Sir Nick was the Holder of Ponefract and Lord Manor of Foliot, Fenwick. He married Alice Foliot and, around 1230, produced Sir John de Ewyas who, I am assured, became the first Member of Parliament for Lancashire. He married Cecily de Samlesbury who, along with at least seven other children, bore Sir Nicholas de Ewyas.
Nick the second married Matilda,who produced a daughter before she died. Nick II then married Joan Darce (or, perhaps, D’arce; they were still pretty French back then) who gave him both a daughter and a son, Thomas de Ewyas.
Here, in the mid-1300s, the “Sir” drops from our name and 1363 finds Thomas living in Samlesbury Hall and, later, Fishwick Eves, under the name Thomas del Eves.

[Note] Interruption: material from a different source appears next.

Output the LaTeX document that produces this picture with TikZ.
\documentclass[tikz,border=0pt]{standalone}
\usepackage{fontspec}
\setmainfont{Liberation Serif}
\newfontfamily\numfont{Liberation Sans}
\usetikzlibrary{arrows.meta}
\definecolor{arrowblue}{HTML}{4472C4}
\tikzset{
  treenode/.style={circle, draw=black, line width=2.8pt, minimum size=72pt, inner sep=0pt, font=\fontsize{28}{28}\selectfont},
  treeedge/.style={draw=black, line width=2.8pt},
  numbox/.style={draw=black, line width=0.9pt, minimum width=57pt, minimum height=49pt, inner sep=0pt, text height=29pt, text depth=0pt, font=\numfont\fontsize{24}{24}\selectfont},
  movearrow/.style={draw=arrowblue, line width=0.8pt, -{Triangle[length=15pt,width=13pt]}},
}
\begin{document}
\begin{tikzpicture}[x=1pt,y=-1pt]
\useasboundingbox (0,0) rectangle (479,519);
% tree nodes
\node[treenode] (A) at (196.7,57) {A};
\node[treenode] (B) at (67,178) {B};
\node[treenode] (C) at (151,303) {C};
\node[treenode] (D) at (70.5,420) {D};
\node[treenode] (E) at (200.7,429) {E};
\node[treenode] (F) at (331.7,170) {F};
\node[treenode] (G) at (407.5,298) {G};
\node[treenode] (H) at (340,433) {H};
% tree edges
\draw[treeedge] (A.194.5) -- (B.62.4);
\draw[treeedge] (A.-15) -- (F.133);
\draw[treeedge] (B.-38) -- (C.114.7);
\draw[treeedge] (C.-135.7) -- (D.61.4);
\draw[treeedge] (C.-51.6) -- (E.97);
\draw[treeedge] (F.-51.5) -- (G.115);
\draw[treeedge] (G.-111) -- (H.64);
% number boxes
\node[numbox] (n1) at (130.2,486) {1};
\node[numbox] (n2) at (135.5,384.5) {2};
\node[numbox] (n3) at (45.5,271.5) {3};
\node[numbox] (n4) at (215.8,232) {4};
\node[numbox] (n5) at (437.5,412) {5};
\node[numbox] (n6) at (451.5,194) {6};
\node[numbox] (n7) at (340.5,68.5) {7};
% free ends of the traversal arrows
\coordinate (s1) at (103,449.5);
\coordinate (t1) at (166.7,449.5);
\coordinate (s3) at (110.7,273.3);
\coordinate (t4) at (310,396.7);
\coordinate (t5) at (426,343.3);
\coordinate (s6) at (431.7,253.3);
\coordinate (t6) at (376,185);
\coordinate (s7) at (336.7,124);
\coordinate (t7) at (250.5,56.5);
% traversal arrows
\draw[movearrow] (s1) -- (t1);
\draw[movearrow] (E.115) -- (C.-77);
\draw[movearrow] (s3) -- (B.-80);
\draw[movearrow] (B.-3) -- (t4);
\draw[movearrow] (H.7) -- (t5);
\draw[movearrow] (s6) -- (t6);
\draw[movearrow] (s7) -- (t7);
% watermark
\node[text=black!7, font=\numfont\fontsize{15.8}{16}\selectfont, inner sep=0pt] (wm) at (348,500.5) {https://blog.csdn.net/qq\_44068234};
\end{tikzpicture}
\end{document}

There is no record of a wife, but around this time he has a son, William del Eves, who bought some land at Lea and Preston and became a Yeoman farmer near Fishwick.
Thomas del Eves, born around 1400, was also a Yeoman Farmer at Fishwick, as was his son, Ralph Eyves (born c 1425), who dropped the “del” from our name and re-added the Y, though not the W.
From here, it becomes as enthralling as the First Book of Chronicles, where Ralph begets Ralph (born 1445)
who begets William (c1465)
who begets Ralph (c1485
Who begets Richard (c1510)
Who begets Richard (c1532)
Who begets Ralph (1558)
Who begets Richard (c1585)
Who begets Ralph (1612)
Who begets Richard (1635)
Who begets Thomas (1660)
It is at Thomas where the name changes from Eyves to Eaves.
Thomas begets William (1700)
Who begets Richard (1724)
Who begets William (1744)
Who begets Thomas (1764)
Who begets John (1784)
(Notice how all these dates are an even twenty years apart? I suspect they are estimates, but I’d never say that out loud.)
It is then noted, however, that John, in April 1815—and with the assistance of Peggy Haydock—begets Thomas Eaves, who marries Mary Fletch in 1834 and sires John Eaves in February of 1838.
John goes on to marry Anne, and together they have eight children, one of whom is Annie Eaves, my great-grandmother.
Annie Eaves, in or around 1885, marries John Harling, and it is here that our story begins.